__Source data__.
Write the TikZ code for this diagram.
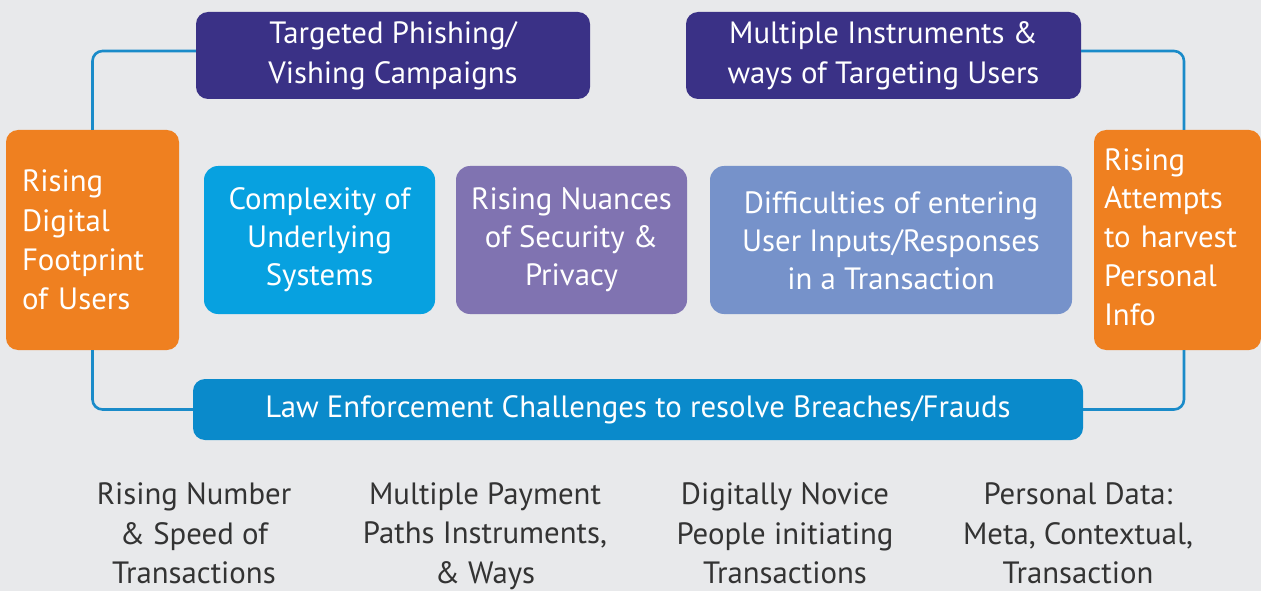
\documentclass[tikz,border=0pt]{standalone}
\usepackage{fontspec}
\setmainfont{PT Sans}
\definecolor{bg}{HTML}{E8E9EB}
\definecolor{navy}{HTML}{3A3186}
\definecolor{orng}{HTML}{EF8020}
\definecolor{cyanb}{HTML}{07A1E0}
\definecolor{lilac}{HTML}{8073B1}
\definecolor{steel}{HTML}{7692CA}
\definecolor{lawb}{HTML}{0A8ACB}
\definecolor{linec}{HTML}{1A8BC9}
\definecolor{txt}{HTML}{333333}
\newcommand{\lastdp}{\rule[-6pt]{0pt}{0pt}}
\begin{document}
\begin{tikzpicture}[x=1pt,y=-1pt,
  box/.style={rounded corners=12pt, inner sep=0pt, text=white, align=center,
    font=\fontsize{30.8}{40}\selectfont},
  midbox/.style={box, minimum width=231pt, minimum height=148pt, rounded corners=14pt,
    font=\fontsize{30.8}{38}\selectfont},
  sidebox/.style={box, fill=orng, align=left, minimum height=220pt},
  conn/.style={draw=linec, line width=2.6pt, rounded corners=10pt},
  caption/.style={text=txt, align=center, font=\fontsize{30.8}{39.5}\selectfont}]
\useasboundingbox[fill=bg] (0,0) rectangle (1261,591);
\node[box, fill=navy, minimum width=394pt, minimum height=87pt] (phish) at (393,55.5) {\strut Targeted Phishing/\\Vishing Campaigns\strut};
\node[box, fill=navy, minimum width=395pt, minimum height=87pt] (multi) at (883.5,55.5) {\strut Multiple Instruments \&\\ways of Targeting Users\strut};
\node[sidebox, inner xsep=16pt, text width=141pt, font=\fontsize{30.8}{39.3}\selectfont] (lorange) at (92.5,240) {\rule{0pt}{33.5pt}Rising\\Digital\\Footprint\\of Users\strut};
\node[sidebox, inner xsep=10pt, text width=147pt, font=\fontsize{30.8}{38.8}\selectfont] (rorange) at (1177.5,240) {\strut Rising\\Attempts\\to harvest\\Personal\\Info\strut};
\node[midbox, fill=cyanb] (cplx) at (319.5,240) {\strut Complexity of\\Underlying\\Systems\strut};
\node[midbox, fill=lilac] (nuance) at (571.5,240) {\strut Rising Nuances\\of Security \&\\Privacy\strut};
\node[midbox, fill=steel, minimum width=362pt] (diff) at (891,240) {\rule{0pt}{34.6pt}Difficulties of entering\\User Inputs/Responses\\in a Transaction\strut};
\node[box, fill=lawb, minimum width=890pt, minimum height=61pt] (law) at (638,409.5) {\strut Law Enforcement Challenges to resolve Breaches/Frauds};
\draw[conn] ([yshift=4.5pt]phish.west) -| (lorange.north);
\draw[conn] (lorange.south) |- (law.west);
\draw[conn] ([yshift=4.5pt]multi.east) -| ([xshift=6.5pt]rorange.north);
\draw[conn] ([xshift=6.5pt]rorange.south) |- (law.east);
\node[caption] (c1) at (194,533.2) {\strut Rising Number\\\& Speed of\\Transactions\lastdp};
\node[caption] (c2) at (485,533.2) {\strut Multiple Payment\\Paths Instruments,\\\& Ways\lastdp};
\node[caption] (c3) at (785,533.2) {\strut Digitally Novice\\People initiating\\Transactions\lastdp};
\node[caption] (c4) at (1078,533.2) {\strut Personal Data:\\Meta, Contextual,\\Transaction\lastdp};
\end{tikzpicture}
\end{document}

__Written task__. Return the material exactly as given, apart from the pictures.

__Output of the exercise__.
Write the TikZ code for this diagram.
\documentclass[tikz,border=0pt]{standalone}
\usepackage{fontspec}
\setmainfont{PT Sans}
\definecolor{bg}{HTML}{E8E9EB}
\definecolor{navy}{HTML}{3A3186}
\definecolor{orng}{HTML}{EF8020}
\definecolor{cyanb}{HTML}{07A1E0}
\definecolor{lilac}{HTML}{8073B1}
\definecolor{steel}{HTML}{7692CA}
\definecolor{lawb}{HTML}{0A8ACB}
\definecolor{linec}{HTML}{1A8BC9}
\definecolor{txt}{HTML}{333333}
\newcommand{\lastdp}{\rule[-6pt]{0pt}{0pt}}
\begin{document}
\begin{tikzpicture}[x=1pt,y=-1pt,
  box/.style={rounded corners=12pt, inner sep=0pt, text=white, align=center,
    font=\fontsize{30.8}{40}\selectfont},
  midbox/.style={box, minimum width=231pt, minimum height=148pt, rounded corners=14pt,
    font=\fontsize{30.8}{38}\selectfont},
  sidebox/.style={box, fill=orng, align=left, minimum height=220pt},
  conn/.style={draw=linec, line width=2.6pt, rounded corners=10pt},
  caption/.style={text=txt, align=center, font=\fontsize{30.8}{39.5}\selectfont}]
\useasboundingbox[fill=bg] (0,0) rectangle (1261,591);
\node[box, fill=navy, minimum width=394pt, minimum height=87pt] (phish) at (393,55.5) {\strut Targeted Phishing/\\Vishing Campaigns\strut};
\node[box, fill=navy, minimum width=395pt, minimum height=87pt] (multi) at (883.5,55.5) {\strut Multiple Instruments \&\\ways of Targeting Users\strut};
\node[sidebox, inner xsep=16pt, text width=141pt, font=\fontsize{30.8}{39.3}\selectfont] (lorange) at (92.5,240) {\rule{0pt}{33.5pt}Rising\\Digital\\Footprint\\of Users\strut};
\node[sidebox, inner xsep=10pt, text width=147pt, font=\fontsize{30.8}{38.8}\selectfont] (rorange) at (1177.5,240) {\strut Rising\\Attempts\\to harvest\\Personal\\Info\strut};
\node[midbox, fill=cyanb] (cplx) at (319.5,240) {\strut Complexity of\\Underlying\\Systems\strut};
\node[midbox, fill=lilac] (nuance) at (571.5,240) {\strut Rising Nuances\\of Security \&\\Privacy\strut};
\node[midbox, fill=steel, minimum width=362pt] (diff) at (891,240) {\rule{0pt}{34.6pt}Difficulties of entering\\User Inputs/Responses\\in a Transaction\strut};
\node[box, fill=lawb, minimum width=890pt, minimum height=61pt] (law) at (638,409.5) {\strut Law Enforcement Challenges to resolve Breaches/Frauds};
\draw[conn] ([yshift=4.5pt]phish.west) -| (lorange.north);
\draw[conn] (lorange.south) |- (law.west);
\draw[conn] ([yshift=4.5pt]multi.east) -| ([xshift=6.5pt]rorange.north);
\draw[conn] ([xshift=6.5pt]rorange.south) |- (law.east);
\node[caption] (c1) at (194,533.2) {\strut Rising Number\\\& Speed of\\Transactions\lastdp};
\node[caption] (c2) at (485,533.2) {\strut Multiple Payment\\Paths Instruments,\\\& Ways\lastdp};
\node[caption] (c3) at (785,533.2) {\strut Digitally Novice\\People initiating\\Transactions\lastdp};
\node[caption] (c4) at (1078,533.2) {\strut Personal Data:\\Meta, Contextual,\\Transaction\lastdp};
\end{tikzpicture}
\end{document}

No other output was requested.